Aujourd’hui cependant les clos-masures et le patrimoine qu’ils représentent sont menacés. L’urbanisation moderne, l’augmentation des réseaux routiers, les nouvelles normes écologiques et agricoles modifient en profondeur les paysages et avec eux, les fragiles clos-masures. C’est pour les préserver que le Département agit depuis maintenant une dizaine d’années et poursuit un objectif ambitieux : inscrire les clos-masures du pays de Caux au patrimoine mondial de l’Unesco.

Ainsi, durant tout ce temps, plusieurs étapes importantes ont été franchies : missions d’études du projet, d’inventaire des clos-masures et de réflexions sur les actions à entreprendre. De plus, le mois de mai a vu une nouvelle intervention de taille. Le Département a en effet officiellement remis un mémoire de soumission à la liste indicative des biens français. L’objectif de cette remise est de postuler via l’État dans quelques années auprès de l’Unesco. Avant d’y parvenir, il faudra toutefois attendre des conclusions favorables de la part des experts du Comité national des biens français qui examinent tout dossier porté à ce niveau.

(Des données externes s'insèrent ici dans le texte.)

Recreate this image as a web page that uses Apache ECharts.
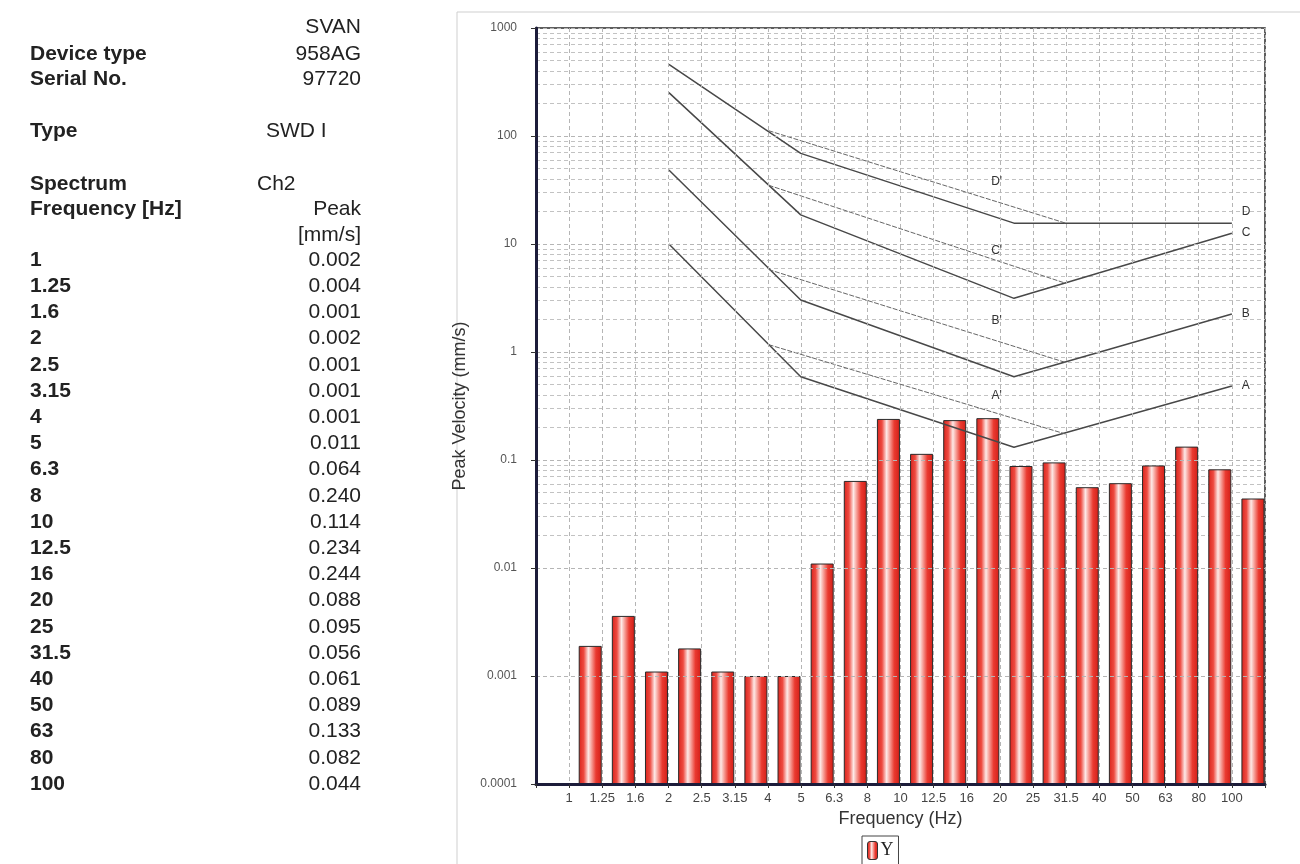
<!DOCTYPE html>
<html>
<head>
<meta charset="utf-8">
<script src="https://cdn.jsdelivr.net/npm/echarts@6/dist/echarts.min.js"></script>
<style>
html,body{margin:0;padding:0;background:#fff;}
#chart{width:1300px;height:864px;}
</style>
</head>
<body>
<div id="chart"></div>
<script>
// ---------- data ----------
const categories = ['1','1.25','1.6','2','2.5','3.15','4','5','6.3','8','10','12.5','16','20','25','31.5','40','50','63','80','100'];
const peakValues = [0.0019,0.0036,0.0011,0.0018,0.0011,0.0010,0.0010,0.011,0.064,0.240,0.114,0.234,0.244,0.088,0.095,0.056,0.061,0.089,0.133,0.082,0.044];
const yTickLabels = ['0.0001','0.001','0.01','0.1','1','10','100','1000'];

// limit curves [frequency Hz, velocity mm/s]
const lineD  = [[2, 460], [5, 69], [22, 15.6], [100, 15.6]];
const lineDp = [[4, 112], [31.5, 15.6]];
const lineC  = [[2, 252], [5, 18.6], [22, 3.14], [100, 12.6]];
const lineCp = [[4, 35], [31.5, 4.33]];
const lineB  = [[2, 48.4], [5, 3.03], [22, 0.59], [100, 2.25]];
const lineBp = [[4, 5.8], [31.5, 0.8]];
const lineA  = [[2, 10], [5, 0.59], [22, 0.131], [100, 0.484]];
const lineAp = [[4, 1.17], [31.5, 0.174]];
// primed curve label anchors [name, frequency, velocity]
const primeLabels = [["D'", 19.5, 37.8], ["C'", 19.5, 8.67], ["B'", 19.5, 1.94], ["A'", 19.5, 0.394]];

const infoRows = [['', 'SVAN'], ['Device type', '958AG'], ['Serial No.', '97720']];

// ---------- chart ----------
const chart = echarts.init(document.getElementById('chart'));

const GL = 536, GT = 28, GW = 729, GH = 756;
const fontAx = 'Arial, "Liberation Sans", sans-serif';

// minor log gridlines (2..9 of each decade)
const minorLines = [];
for (let d = -4; d < 3; d++) {
  for (let m = 2; m <= 9; m++) minorLines.push({ yAxis: m * Math.pow(10, d) });
}

const labelAxisCats = [''].concat(categories, ['']);
const barAxisCats = [''].concat(categories);
const barData = ['-'].concat(peakValues);

const barGradient = new echarts.graphic.LinearGradient(0, 0, 1, 0, [
  { offset: 0, color: '#d8231c' },
  { offset: 0.22, color: '#ee4a40' },
  { offset: 0.42, color: '#fde9e7' },
  { offset: 0.55, color: '#f7a49d' },
  { offset: 0.75, color: '#ea3a30' },
  { offset: 1, color: '#d21e17' }
]);

function mainLine(name, data, extra) {
  return Object.assign({
    name: name, type: 'line', data: data,
    xAxisIndex: 1, yAxisIndex: 0, symbol: 'none', silent: true, z: 4,
    lineStyle: { color: '#484848', width: 1.5 },
    endLabel: { show: true, formatter: name, color: '#333', fontSize: 12, fontFamily: fontAx, distance: 10 },
    animation: false
  }, extra || {});
}
function primeLine(name, data, lbl) {
  return {
    name: name, type: 'line', data: data,
    xAxisIndex: 1, yAxisIndex: 0, symbol: 'none', silent: true, z: 4,
    lineStyle: { color: '#666', width: 1, type: [5, 1.5] },
    markPoint: {
      symbol: 'circle', symbolSize: 0, silent: true, animation: false,
      label: { show: true, formatter: lbl[0], color: '#333', fontSize: 12, fontFamily: fontAx, position: 'inside' },
      data: [{ coord: [lbl[1], lbl[2]] }]
    },
    animation: false
  };
}

const tableGraphics = [];
const LX = 30, RX = 361;
const bold = 'bold 21px Arial, "Liberation Sans", sans-serif';
const reg = '21px Arial, "Liberation Sans", sans-serif';
function tl(x, y, text, font, align) {
  tableGraphics.push({ type: 'text', x: x, y: y,
    style: { text: text, font: font, fill: '#222', textAlign: align || 'left', textVerticalAlign: 'middle' }, silent: true });
}
const headerY = [27, 54, 79];
infoRows.forEach((r, i) => { if (r[0]) tl(LX, headerY[i], r[0], bold); tl(RX, headerY[i], r[1], reg, 'right'); });
tl(LX, 131, 'Type', bold); tl(266, 131, 'SWD I', reg);
tl(LX, 184, 'Spectrum', bold); tl(257, 184, 'Ch2', reg);
tl(LX, 209, 'Frequency [Hz]', bold); tl(RX, 209, 'Peak', reg, 'right');
tl(RX, 235, '[mm/s]', reg, 'right');
categories.forEach((c, i) => {
  const y = 260 + 26.2 * i;
  tl(LX, y, c, bold);
  tl(RX, y, peakValues[i].toFixed(3), reg, 'right');
});

const option = {
  backgroundColor: '#ffffff',
  animation: false,
  graphic: [
    { type: 'rect', shape: { x: 457, y: 12, width: 900, height: 900 }, style: { fill: 'none', stroke: '#cfcfcf', lineWidth: 1 }, silent: true, z: -10 }
  ].concat(tableGraphics),
  grid: [
    { left: GL, top: GT, width: GW, height: GH, show: true, borderColor: '#2a2a2a', borderWidth: 1.5, backgroundColor: 'transparent' },
    { left: GL + 4.5, top: GT, width: GW, height: GH, show: false }
  ],
  legend: {
    data: ['Y'], left: 862, top: 836, selectedMode: false,
    orient: 'horizontal', padding: [5, 5, 6, 5],
    borderColor: '#444', borderWidth: 1, itemWidth: 10, itemHeight: 18, itemGap: 2,
    itemStyle: { borderColor: '#333', borderWidth: 1 },
    textStyle: { fontFamily: '"Liberation Serif", "Times New Roman", serif', fontSize: 18, color: '#222', padding: [0, 0, 0, -2] }
  },
  xAxis: [
    {
      gridIndex: 0, type: 'category', data: labelAxisCats, boundaryGap: false,
      name: 'Frequency (Hz)', nameLocation: 'middle', nameGap: 22,
      nameTextStyle: { fontFamily: fontAx, fontSize: 18, color: '#333' },
      axisLine: { show: true, lineStyle: { color: '#1c1c3a', width: 3 } },
      axisTick: { show: true, length: 4, lineStyle: { color: '#333' }, interval: 0 },
      axisLabel: { interval: 0, fontFamily: fontAx, fontSize: 13, color: '#444', margin: 8 },
      splitLine: { show: true, interval: 0, lineStyle: { color: '#b5b5b5', width: 1, type: [4, 3] } },
      z: 5
    },
    {
      gridIndex: 0, type: 'log', logBase: 10, min: Math.pow(10, -0.1), max: Math.pow(10, 2.1), show: false
    },
    {
      gridIndex: 1, type: 'category', data: barAxisCats, boundaryGap: true, show: false
    }
  ],
  yAxis: [
    {
      gridIndex: 0, type: 'log', logBase: 10, min: 0.0001, max: 1000, splitNumber: 7,
      name: 'Peak Velocity (mm/s)', nameLocation: 'middle', nameGap: 49, nameRotate: 90,
      nameTextStyle: { fontFamily: fontAx, fontSize: 18, color: '#333' },
      axisLine: { show: true, lineStyle: { color: '#1c1c3a', width: 3 } },
      axisTick: { show: true, length: 5, lineStyle: { color: '#333' } },
      axisLabel: {
        fontFamily: fontAx, fontSize: 12, color: '#555', margin: 19,
        formatter: function (v) { const i = Math.round(Math.log10(v)) + 4; return yTickLabels[i] || ''; }
      },
      splitLine: { show: true, lineStyle: { color: '#b5b5b5', width: 1, type: [4, 3] } },
      z: 5
    },
    {
      gridIndex: 1, type: 'log', logBase: 10, min: 0.0001, max: 1000, startValue: 0.0001, show: false
    }
  ],
  series: [
    {
      name: 'grid', type: 'line', data: [], xAxisIndex: 1, yAxisIndex: 0, silent: true,
      markLine: {
        silent: true, symbol: 'none', animation: false, z: 1,
        label: { show: false },
        lineStyle: { color: '#c2c2c2', width: 1, type: [4, 3] },
        data: minorLines
      }
    },
    {
      name: 'Y', type: 'bar', xAxisIndex: 2, yAxisIndex: 1, data: barData,
      barWidth: 23, z: 2,
      itemStyle: { color: barGradient, borderColor: '#2a2a2a', borderWidth: 1 }
    },
    mainLine('D', lineD, { endLabel: { show: true, formatter: 'D', color: '#333', fontSize: 12, fontFamily: fontAx, distance: 10, offset: [0, -11] } }),
    primeLine("D'", lineDp, primeLabels[0]),
    mainLine('C', lineC),
    primeLine("C'", lineCp, primeLabels[1]),
    mainLine('B', lineB),
    primeLine("B'", lineBp, primeLabels[2]),
    mainLine('A', lineA),
    primeLine("A'", lineAp, primeLabels[3])
  ]
};
chart.setOption(option);
</script>
</body>
</html>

En cas de succès auprès de l’Unesco, les bénéfices d’une candidature validée seraient inestimables dans bien des domaines : tourisme, environnement, économie et agriculture pour n’en citer qu’une poignée. Mais avant de sabrer le cidre, il faudra néanmoins s’armer de patience ; le cheminement d’une candidature n’est pas avare en écueils et surtout, se compte en années.